Our leaders all of a sudden all want to take advantage of the latino vote, thats all this crap is.
Even Al Gore is an ignorant Buffoon when it comes to Mexican history.
We stole their land using Kit Carson and others in a false war.............Sorry to hear about it. Gore knows nothing about this since he sucked pickles to get his grades.
He even embarrassed himself in a Cinco De Mayo speech when he tried so hard to get elected. In front of millions he honored Cinco De Mayo as The Mexican Independance Day............. o-[][]-o 
Only a rich elitist would say something so stupid and on national TV.
At the end of the day the all caring elite in DC could care less about the plight of Mexican " workers " ( i prefer this name, as opposed to illegal ) and know nothing of their history.
So to use them as a political pawn is similar and just as shameful as using the unemployed middle class to play chess with during HR4213 times.
Face the facts guys.
Our leaders are a joke, government is a giant jack wagon, and our media is biased and jaded.

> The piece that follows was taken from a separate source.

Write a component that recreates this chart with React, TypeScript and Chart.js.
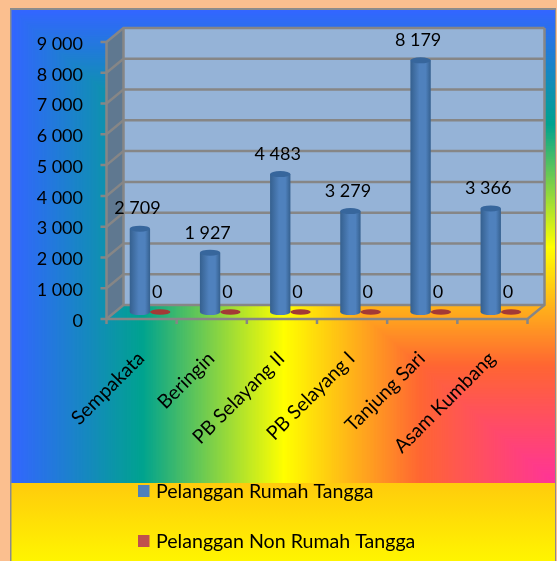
import React, { useEffect, useRef } from "react";
import { Chart, registerables } from "chart.js";

Chart.register(...registerables);

const categories = ["Sempakata", "Beringin", "PB Selayang II", "PB Selayang I", "Tanjung Sari", "Asam Kumbang"];
const rumahTangga = [2709, 1927, 4483, 3279, 8179, 3366];
const nonRumahTangga = [0, 0, 0, 0, 0, 0];
const rumahLabels = ["2 709", "1 927", "4 483", "3 279", "8 179", "3 366"];
const nonRumahLabels = ["0", "0", "0", "0", "0", "0"];
const yTickLabels = ["0", "1 000", "2 000", "3 000", "4 000", "5 000", "6 000", "7 000", "8 000", "9 000"];
const seriesNames = ["Pelanggan Rumah Tangga", "Pelanggan Non Rumah Tangga"];
const seriesColors = ["#4F81BD", "#C0504D"];

const FONT = "Lato";
const DX = 17;
const DY = 14;
const STOPS: [number, number[]][] = [
  [0, [51, 102, 255]],
  [0.24, [0, 163, 143]],
  [0.5, [255, 255, 0]],
  [0.75, [255, 102, 51]],
  [1, [255, 51, 153]],
];

function rainbow(t: number) {
  for (let i = 1; i < STOPS.length; i++) {
    if (t <= STOPS[i][0]) {
      const [t0, a] = STOPS[i - 1];
      const [t1, b] = STOPS[i];
      const f = (t - t0) / (t1 - t0);
      return `rgb(${a.map((c, k) => Math.round(c + (b[k] - c) * f)).join(",")})`;
    }
  }
  return "rgb(255,51,153)";
}

const backdrop = {
  id: "backdrop",
  beforeDraw(chart: any) {
    const { ctx, scales } = chart;
    const y = scales.y;
    const x = scales.x;
    const fl = x.left - DX / 2;
    const fr = x.right - DX / 2;
    const y0 = y.getPixelForValue(0);
    const yMax = y.getPixelForValue(9000);
    ctx.save();
    ctx.fillStyle = "#FBBF8F";
    ctx.fillRect(0, 0, 557, 561);
    ctx.fillStyle = "#8C8C8C";
    ctx.fillRect(10, 8, 546, 553);

    const X0 = 11.5, Y0 = 10, W = 543.5, H = 473;
    const steps = 400;
    for (let i = 0; i < steps; i++) {
      const t = i / steps;
      ctx.fillStyle = rainbow(t);
      ctx.fillRect(X0 + W * t, Y0 + H * t, W * (1 - t), H * (1 - t));
    }
    const lg = ctx.createLinearGradient(0, 483, 0, 561);
    lg.addColorStop(0, "#FFCB0C");
    lg.addColorStop(1, "#FFF500");
    ctx.fillStyle = lg;
    ctx.fillRect(X0, 483, W, 78);

    ctx.fillStyle = "#95B3D7";
    ctx.fillRect(fl + DX, yMax - DY, fr - fl, y0 - yMax);
    ctx.fillStyle = "#5F7890";
    ctx.beginPath();
    ctx.moveTo(fl, yMax);
    ctx.lineTo(fl + DX, yMax - DY);
    ctx.lineTo(fl + DX, y0 - DY);
    ctx.lineTo(fl, y0);
    ctx.closePath();
    ctx.fill();

    ctx.strokeStyle = "#868686";
    ctx.lineWidth = 2.5;
    yTickLabels.forEach((_, i) => {
      const py = y.getPixelForValue(i * 1000);
      ctx.beginPath();
      ctx.moveTo(fl - 6, py);
      ctx.lineTo(fl, py);
      ctx.lineTo(fl + DX, py - DY);
      ctx.lineTo(fr + DX, py - DY);
      ctx.stroke();
    });
    ctx.beginPath();
    ctx.moveTo(fl, yMax);
    ctx.lineTo(fl, y0);
    ctx.lineTo(fr, y0);
    ctx.lineTo(fr + DX, y0 - DY);
    ctx.lineTo(fr + DX, yMax - DY);
    ctx.moveTo(fl + DX, yMax - DY);
    ctx.lineTo(fl + DX, y0 - DY);
    ctx.stroke();
    const step = (fr - fl) / categories.length;
    for (let i = 0; i <= categories.length; i++) {
      ctx.beginPath();
      ctx.moveTo(fl + step * i, y0);
      ctx.lineTo(fl + step * i, y0 + 5);
      ctx.stroke();
    }
    ctx.restore();
  },
};

const cylinders = {
  id: "cylinders",
  afterDatasetsDraw(chart: any) {
    const { ctx } = chart;
    const blue = chart.getDatasetMeta(0).data;
    const red = chart.getDatasetMeta(1).data;
    ctx.save();
    blue.forEach((bar: any) => {
      const r = bar.width / 2;
      const g = ctx.createLinearGradient(bar.x - r, 0, bar.x + r, 0);
      g.addColorStop(0, "#35608F");
      g.addColorStop(0.45, "#4F81BD");
      g.addColorStop(0.75, "#4F81BD");
      g.addColorStop(1, "#35608F");
      ctx.fillStyle = g;
      ctx.beginPath();
      ctx.ellipse(bar.x, bar.base, r, 3, 0, 0, Math.PI * 2);
      ctx.fill();
      ctx.fillStyle = "#37669C";
      ctx.beginPath();
      ctx.ellipse(bar.x, bar.y, r, 3, 0, 0, Math.PI * 2);
      ctx.fill();
    });
    red.forEach((bar: any) => {
      ctx.fillStyle = "#A33A36";
      ctx.beginPath();
      ctx.ellipse(bar.x, bar.y, bar.width / 2, 2.8, 0, 0, Math.PI * 2);
      ctx.fill();
    });
    ctx.fillStyle = "#000";
    ctx.font = `18px ${FONT}`;
    ctx.textAlign = "center";
    ctx.textBaseline = "middle";
    blue.forEach((bar: any, i: number) => ctx.fillText(rumahLabels[i], bar.x - 2.5, bar.y - 20));
    red.forEach((bar: any, i: number) => ctx.fillText(nonRumahLabels[i], bar.x - 3, bar.y - 20));

    ctx.textAlign = "left";
    ctx.font = `19.6px ${FONT}`;
    seriesNames.forEach((name, i) => {
      const py = 491 + i * 50;
      ctx.fillStyle = seriesColors[i];
      ctx.fillRect(138, py - 6, 11.5, 12);
      ctx.fillStyle = "#000";
      ctx.fillText(name, 156, py + 1);
    });
    ctx.restore();
  },
};

export default function App() {
  const ref = useRef<HTMLCanvasElement>(null);
  useEffect(() => {
    const chart = new Chart(ref.current!, {
      type: "bar",
      data: {
        labels: categories,
        datasets: [
          {
            label: seriesNames[0],
            data: rumahTangga,
            yAxisID: "y2",
            backgroundColor: (c: any) => {
              const x = c.chart.scales.x;
              const cx = x && c.dataIndex !== undefined ? x.getPixelForValue(c.dataIndex) - 10.2 : NaN;
              if (!Number.isFinite(cx)) return seriesColors[0];
              const g = c.chart.ctx.createLinearGradient(cx - 10.2, 0, cx + 10.2, 0);
              g.addColorStop(0, "#35608F");
              g.addColorStop(0.45, "#4F81BD");
              g.addColorStop(0.75, "#4F81BD");
              g.addColorStop(1, "#35608F");
              return g;
            },
          },
          { label: seriesNames[1], data: nonRumahTangga, yAxisID: "y2", backgroundColor: seriesColors[1] },
        ],
      },
      options: {
        animation: false,
        responsive: false,
        barPercentage: 1,
        categoryPercentage: 0.58,
        layout: { padding: { top: 42, right: 21, left: 0, bottom: 0 } },
        plugins: { legend: { display: false }, tooltip: { enabled: false } },
        scales: {
          x: {
            grid: { display: false },
            border: { display: false },
            afterFit: (s: any) => { s.height = 242; },
            ticks: {
              autoSkip: false,
              minRotation: 45,
              maxRotation: 45,
              padding: 20,
              labelOffset: -9,
              color: "#000",
              font: { family: FONT, size: 19.5 },
            },
          },
          y: {
            min: 0,
            max: 9000,
            grid: { display: false },
            border: { display: false },
            afterFit: (s: any) => { s.width = 115; },
            ticks: {
              stepSize: 1000,
              padding: 24,
              labelOffset: 2,
              color: "#000",
              font: { family: FONT, size: 18 },
              callback: (_v: any, i: number) => yTickLabels[i],
            },
          },
          y2: { display: false, min: -227, max: 8773 },
        },
      } as any,
      plugins: [backdrop, cylinders],
    });
    return () => chart.destroy();
  }, []);
  return (
    <div style={{ position: "absolute", left: 0, top: 0, width: 557, height: 561 }}>
      <canvas ref={ref} width={557} height={561} style={{ display: "block" }} />
    </div>
  );
}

Lets get these worthless bastards out of office and keep the " workers " happy and stop using them as pawns....................
Sorry, many of my best freinds are beaners, and I will fight for them and their rights. But I will also stand by the Minutemen to stem the human carnage on our borders from drug cartels.
These are the real issues. Not what the Parrots of the media or some ignorant elite daddy's boy pickle lickin' bastard in DC says.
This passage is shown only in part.